Let’s look at Ilford FP4. After finding the reciprocity chart on Ilfords website. Here it is. Note the bottom is your metered time and the side is adjusted time. And let’s say we have used our light meter and for that 125 ISO film we have F/11 at 10 Seconds exposure time. (f/11 10s). It’s easy to use the chart.
Take your 10 seconds at the bottom. Meet where the curve is and go along. I make it about 18 seconds.
So for the scene I have metered with Ilford FP4 I would need to expose my scene in camera for 18 seconds. That should give me a proper exposure allowing for reciprocity failure. Simple!
Ilford have an even easier chart on their website but you need a scientific calculator to work it out. Unless you’re a brain box in the maths department!
Here it is. Looks a bit tasty doesn’t it. But again, its easy to work out and I find this chart very useful for the Ilford Films. Except Ortho 80. Thats not on the chart.
So the above chart you simply use a scientific calculator or app (I use my app on my phone).

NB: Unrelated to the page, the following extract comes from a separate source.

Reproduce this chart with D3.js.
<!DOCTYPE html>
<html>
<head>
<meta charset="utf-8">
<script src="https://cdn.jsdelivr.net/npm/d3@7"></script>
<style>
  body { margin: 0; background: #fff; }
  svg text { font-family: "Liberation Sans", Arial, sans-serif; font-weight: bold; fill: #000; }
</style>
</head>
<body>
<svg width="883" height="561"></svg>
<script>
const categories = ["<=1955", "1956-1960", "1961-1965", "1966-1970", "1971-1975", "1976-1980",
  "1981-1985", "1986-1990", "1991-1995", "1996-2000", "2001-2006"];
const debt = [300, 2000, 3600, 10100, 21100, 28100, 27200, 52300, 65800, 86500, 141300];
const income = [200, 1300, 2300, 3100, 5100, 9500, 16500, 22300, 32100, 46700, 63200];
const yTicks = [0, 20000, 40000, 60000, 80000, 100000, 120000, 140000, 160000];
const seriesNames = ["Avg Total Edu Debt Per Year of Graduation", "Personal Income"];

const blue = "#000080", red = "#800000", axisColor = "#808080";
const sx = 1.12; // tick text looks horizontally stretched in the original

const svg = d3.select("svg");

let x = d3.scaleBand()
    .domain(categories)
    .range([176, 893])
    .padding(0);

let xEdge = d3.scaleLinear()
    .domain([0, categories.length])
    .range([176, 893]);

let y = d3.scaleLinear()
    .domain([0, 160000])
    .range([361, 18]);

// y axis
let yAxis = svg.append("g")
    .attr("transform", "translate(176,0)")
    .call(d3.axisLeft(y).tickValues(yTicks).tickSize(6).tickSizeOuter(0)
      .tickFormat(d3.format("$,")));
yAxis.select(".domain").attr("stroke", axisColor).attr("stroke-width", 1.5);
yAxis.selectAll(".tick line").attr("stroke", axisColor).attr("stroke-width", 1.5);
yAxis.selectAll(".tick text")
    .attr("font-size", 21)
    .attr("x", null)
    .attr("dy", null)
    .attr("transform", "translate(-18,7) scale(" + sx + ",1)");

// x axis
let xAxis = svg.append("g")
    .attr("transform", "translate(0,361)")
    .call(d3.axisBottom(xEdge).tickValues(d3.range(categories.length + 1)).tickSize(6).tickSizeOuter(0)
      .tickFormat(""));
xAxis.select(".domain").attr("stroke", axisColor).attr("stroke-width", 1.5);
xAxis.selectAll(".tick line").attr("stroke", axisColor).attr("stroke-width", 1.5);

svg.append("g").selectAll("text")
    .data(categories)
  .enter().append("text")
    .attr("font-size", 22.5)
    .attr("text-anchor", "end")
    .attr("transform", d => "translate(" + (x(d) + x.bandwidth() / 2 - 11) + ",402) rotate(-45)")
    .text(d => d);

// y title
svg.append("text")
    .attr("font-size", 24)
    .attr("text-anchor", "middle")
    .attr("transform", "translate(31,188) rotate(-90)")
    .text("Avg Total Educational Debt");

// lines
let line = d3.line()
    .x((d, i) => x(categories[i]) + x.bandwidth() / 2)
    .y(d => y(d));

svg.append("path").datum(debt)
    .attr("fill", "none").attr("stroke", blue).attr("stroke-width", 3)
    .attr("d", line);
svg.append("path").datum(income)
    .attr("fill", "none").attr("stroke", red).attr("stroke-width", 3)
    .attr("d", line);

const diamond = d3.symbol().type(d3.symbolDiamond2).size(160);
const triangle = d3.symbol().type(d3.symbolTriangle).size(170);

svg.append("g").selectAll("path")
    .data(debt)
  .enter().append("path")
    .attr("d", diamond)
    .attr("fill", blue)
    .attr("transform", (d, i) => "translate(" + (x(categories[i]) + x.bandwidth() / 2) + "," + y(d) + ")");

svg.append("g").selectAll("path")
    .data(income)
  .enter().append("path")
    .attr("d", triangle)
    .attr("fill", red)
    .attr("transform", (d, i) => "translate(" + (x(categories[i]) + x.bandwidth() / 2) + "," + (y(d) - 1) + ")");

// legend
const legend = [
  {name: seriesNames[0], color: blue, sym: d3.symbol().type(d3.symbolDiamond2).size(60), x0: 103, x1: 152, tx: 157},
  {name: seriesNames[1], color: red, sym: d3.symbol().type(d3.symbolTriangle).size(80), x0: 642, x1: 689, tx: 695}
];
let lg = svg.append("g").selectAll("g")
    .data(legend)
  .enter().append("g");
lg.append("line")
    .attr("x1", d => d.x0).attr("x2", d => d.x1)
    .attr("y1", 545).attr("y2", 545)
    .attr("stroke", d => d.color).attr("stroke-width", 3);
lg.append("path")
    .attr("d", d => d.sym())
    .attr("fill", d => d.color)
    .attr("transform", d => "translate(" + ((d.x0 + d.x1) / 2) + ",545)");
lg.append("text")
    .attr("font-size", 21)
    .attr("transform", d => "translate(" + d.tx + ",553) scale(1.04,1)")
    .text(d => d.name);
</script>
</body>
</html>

My Ilford Film gives a factor of 1.26. So all I need to do is put into my calculator my metered time to the power of 1.26.
So, 10 (my metered time) x/y 1.26 = 18.197 (18 Seconds). You can see the X/Y button in orange.
And it’s as easy as that.
I have cheat sheets for myself where I calculate times from 1 second to 20 seconds and write it down which saves me doing the calculations when I am taking my pictures.
Just remember all film emulsions are different and have different reciprocity times. Some are very long times such as Foma Film. And also Fuji Acros has brilliant reciprocity where you don’t need to allow for reciprocity for exposures up to 2 mins long! Incredible stuff.
I hope this has helped SFLaB subscribers.